• What needs to be done
Each line in the entries below that holds the string "this" is to be listed.

• Excerpted records

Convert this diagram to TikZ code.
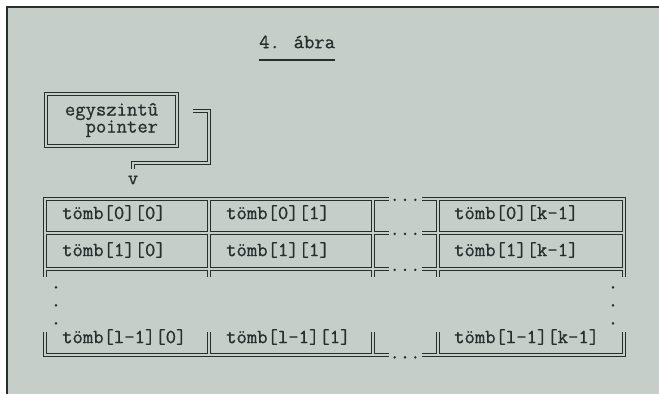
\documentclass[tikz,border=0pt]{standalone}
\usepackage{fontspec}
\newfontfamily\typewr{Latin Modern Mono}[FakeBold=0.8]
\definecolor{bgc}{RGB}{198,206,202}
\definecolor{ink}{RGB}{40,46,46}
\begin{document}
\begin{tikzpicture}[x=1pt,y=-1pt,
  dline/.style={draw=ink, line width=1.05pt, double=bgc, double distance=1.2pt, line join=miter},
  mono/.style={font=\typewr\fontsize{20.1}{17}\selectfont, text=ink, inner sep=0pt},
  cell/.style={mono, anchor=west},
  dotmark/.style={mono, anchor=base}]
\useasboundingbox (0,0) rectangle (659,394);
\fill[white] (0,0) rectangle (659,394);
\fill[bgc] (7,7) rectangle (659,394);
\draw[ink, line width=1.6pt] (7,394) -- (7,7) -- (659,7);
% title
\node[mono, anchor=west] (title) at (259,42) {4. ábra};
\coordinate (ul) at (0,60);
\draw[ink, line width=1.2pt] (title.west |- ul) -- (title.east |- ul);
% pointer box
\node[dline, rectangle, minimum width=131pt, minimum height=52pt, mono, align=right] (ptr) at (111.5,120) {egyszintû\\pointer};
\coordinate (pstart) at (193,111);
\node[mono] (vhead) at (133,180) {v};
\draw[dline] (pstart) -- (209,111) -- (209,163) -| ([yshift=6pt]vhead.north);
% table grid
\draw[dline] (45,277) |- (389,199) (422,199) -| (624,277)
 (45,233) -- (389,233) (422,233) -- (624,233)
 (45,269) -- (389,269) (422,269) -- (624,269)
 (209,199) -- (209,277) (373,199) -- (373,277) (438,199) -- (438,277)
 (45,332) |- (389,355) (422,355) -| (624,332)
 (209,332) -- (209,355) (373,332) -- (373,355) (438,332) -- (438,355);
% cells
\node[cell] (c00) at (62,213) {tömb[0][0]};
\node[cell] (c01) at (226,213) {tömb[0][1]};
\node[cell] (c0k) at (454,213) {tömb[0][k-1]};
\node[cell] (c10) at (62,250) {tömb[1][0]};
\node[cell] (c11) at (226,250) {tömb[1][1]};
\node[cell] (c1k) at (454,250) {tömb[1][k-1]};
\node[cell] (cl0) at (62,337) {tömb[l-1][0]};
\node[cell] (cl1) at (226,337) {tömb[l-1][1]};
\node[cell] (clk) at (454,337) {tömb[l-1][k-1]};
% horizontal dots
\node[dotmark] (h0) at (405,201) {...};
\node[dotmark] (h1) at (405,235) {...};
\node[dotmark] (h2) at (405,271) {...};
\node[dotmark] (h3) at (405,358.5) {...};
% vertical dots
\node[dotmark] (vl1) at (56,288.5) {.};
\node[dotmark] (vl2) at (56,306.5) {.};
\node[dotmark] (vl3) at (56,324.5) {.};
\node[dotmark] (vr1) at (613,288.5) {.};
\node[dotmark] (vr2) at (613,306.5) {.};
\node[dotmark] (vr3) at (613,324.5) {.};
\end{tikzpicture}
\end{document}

...

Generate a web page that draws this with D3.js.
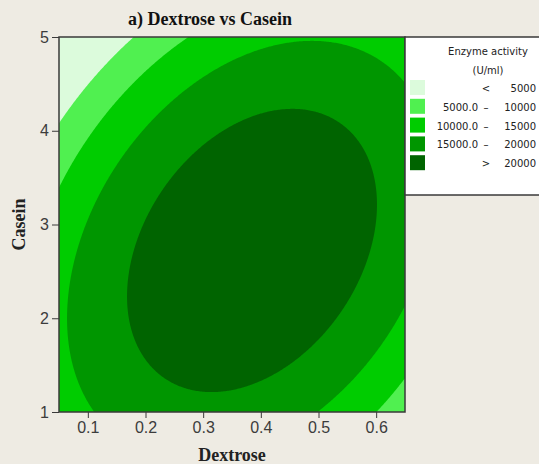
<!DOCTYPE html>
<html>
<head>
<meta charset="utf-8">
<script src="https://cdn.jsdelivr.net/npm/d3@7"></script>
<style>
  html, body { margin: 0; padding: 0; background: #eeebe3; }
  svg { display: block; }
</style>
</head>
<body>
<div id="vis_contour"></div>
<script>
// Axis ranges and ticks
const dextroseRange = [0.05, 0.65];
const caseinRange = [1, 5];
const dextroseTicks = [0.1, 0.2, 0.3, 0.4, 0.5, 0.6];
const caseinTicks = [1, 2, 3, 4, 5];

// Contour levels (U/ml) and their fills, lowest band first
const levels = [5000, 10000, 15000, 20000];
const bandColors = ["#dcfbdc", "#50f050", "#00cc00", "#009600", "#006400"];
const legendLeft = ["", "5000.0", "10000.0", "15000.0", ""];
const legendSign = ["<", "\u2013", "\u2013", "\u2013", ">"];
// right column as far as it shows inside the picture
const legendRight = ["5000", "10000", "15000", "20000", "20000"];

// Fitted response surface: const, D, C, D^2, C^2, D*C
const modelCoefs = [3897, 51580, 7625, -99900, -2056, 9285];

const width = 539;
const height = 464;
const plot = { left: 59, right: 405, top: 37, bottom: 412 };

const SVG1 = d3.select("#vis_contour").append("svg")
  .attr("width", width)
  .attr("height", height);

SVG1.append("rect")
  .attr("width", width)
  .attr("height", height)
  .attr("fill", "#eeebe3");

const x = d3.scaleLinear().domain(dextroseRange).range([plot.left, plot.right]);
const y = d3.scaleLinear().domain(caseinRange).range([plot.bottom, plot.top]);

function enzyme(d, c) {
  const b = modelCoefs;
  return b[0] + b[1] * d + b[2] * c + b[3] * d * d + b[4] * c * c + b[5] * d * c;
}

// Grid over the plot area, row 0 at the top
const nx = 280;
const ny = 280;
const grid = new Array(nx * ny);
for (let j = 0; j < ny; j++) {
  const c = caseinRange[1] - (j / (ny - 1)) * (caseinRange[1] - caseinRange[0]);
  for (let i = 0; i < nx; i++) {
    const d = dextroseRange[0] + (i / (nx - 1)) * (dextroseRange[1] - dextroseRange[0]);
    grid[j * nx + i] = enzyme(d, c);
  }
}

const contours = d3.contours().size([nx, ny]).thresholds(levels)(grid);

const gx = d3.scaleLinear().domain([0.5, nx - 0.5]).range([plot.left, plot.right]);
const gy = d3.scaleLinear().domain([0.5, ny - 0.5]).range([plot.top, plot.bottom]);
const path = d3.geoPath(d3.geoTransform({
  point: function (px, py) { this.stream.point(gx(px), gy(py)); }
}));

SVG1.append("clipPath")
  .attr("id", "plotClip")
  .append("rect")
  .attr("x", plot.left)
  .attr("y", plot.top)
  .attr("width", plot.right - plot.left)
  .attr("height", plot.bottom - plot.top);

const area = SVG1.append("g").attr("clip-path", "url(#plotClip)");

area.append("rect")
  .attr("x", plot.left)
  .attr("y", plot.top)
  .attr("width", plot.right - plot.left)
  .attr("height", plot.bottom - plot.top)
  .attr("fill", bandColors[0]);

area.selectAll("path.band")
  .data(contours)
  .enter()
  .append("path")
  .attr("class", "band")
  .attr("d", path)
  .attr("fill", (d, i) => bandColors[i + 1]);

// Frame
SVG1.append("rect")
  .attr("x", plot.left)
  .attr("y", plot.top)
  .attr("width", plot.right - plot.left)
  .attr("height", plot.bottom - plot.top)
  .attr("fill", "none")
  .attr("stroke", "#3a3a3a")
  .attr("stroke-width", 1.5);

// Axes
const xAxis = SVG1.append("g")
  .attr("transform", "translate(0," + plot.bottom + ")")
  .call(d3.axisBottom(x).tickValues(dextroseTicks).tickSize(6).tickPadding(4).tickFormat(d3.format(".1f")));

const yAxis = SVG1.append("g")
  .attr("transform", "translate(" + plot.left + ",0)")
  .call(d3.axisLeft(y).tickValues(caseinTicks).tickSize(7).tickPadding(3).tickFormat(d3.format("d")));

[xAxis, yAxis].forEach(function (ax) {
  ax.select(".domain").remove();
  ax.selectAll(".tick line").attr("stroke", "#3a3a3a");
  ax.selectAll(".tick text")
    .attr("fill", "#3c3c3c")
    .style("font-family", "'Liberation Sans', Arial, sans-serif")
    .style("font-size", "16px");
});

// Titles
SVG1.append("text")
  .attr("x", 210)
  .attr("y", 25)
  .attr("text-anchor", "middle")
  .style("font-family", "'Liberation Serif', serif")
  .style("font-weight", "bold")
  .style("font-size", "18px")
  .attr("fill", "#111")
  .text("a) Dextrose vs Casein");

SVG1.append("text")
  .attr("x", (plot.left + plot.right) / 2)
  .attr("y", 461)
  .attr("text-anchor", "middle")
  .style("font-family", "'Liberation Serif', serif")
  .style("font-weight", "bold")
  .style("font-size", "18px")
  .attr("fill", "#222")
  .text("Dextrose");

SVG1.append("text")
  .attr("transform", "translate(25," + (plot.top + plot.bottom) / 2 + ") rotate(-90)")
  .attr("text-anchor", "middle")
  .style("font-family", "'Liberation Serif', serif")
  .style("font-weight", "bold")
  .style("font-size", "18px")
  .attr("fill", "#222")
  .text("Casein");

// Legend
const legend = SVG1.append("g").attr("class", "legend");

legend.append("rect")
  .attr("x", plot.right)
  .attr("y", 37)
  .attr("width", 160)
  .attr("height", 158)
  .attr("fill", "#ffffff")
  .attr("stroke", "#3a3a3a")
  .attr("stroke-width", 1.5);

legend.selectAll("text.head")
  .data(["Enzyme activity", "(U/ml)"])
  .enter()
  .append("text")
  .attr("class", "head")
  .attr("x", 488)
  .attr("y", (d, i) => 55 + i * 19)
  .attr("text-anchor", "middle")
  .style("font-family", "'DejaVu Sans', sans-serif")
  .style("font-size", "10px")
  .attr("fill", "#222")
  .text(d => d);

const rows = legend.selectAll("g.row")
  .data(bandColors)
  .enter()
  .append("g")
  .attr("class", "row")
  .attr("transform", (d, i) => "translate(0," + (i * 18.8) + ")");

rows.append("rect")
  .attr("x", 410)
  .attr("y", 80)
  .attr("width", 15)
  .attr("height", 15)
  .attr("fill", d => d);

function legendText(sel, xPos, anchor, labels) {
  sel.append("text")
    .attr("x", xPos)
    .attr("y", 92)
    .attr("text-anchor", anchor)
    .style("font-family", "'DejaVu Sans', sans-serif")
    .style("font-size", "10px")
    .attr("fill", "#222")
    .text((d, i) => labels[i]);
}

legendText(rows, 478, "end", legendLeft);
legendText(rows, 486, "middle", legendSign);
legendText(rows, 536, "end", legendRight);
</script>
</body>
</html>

• In response
Convert this diagram to TikZ code.
Generate a web page that draws this with D3.js.
  point: function (px, py) { this.stream.point(gx(px), gy(py)); }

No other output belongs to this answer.